Peter Gabriel provided a few surprises Wednesday night at Verizon Theatre
Grand Prairie - A little more than halfway through Peter Gabriel’s performance at Verizon Theatre Wednesday evening, a fan from the quaint-sized audience screamed out, “Time to Shock the Monkey, Peter.”
After a brief pause, Gabriel responded, “Trying to give it up.”
At 61 and having moved in a different musical direction since his prime more than 20 years ago, you sense Gabriel would like to give up the music that made him rich and famous.
But rather than just eject his hit-filled catalog, Gabriel took a different approach and had fun with it.
“We threw away the band,” Gabriel told the audience at the start of his more than two-hour show.
Rarely touring and having not hit DFW since 2003, Gabriel covered some other artist’s favorites as well as his own with just an orchestra. The result is sometimes a creative success, and please-stop misses.

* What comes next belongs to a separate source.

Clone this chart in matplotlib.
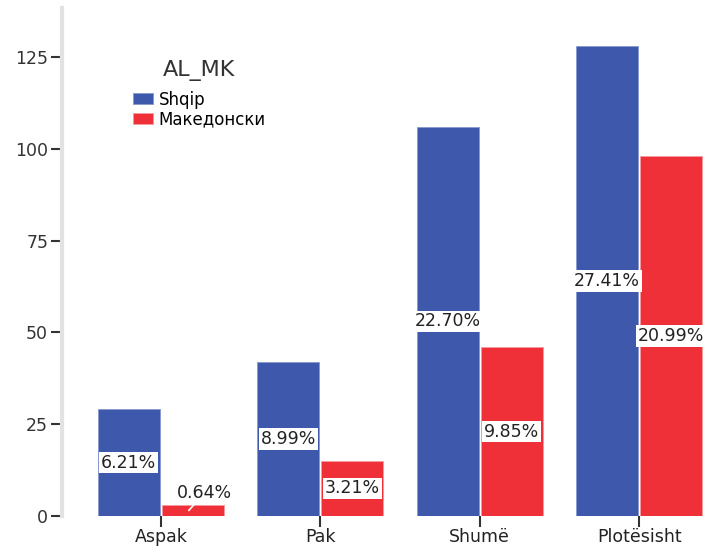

The overall effect produced an uneven show, but enjoyable from the standpoint of applauding a guy who tried something a little different.
Some notable orchestras from London to Boston have covered classic rock artist hits, such as Pink Floyd’s Us and Them. Seldom, however, does the artist provide vocals.
Gabriel’s voice still sounds the same, with the same bizarre range.
Adapting some of the music to orchestra is seamless and brilliant – Rhythm of the Heat and Signal to Noise are as good as if not better with an orchestra as the accompaniment.
A flute playing during Mercy Street provided a surprise and pleasant sound to the song. The string sounds in Blood of Eden worked well. Solisbury Hill is uplifting with any sound.
But arguably Gabriel’s most eternal hit, In Your Eyes, was strangely a miss with an orchestra. His cover of Paul Simon’s Boy in a Bubble was criminal. Gabriel’s renditions of Heroes, Apre Moi and Wallflower were mostly misses, as they all sounded identical with his trademark slow, sad sounds.
Those painful Gabriel sounds work well with Don’t Give Up or Mercy Street, which he played Wednesday, but don’t fit every tune.
With one song remaining in the show, the same fan screamed out, “Still got a Sledgehammer left, don’t you?”
Gabriel didn’t respond this time. That one he was able to give up.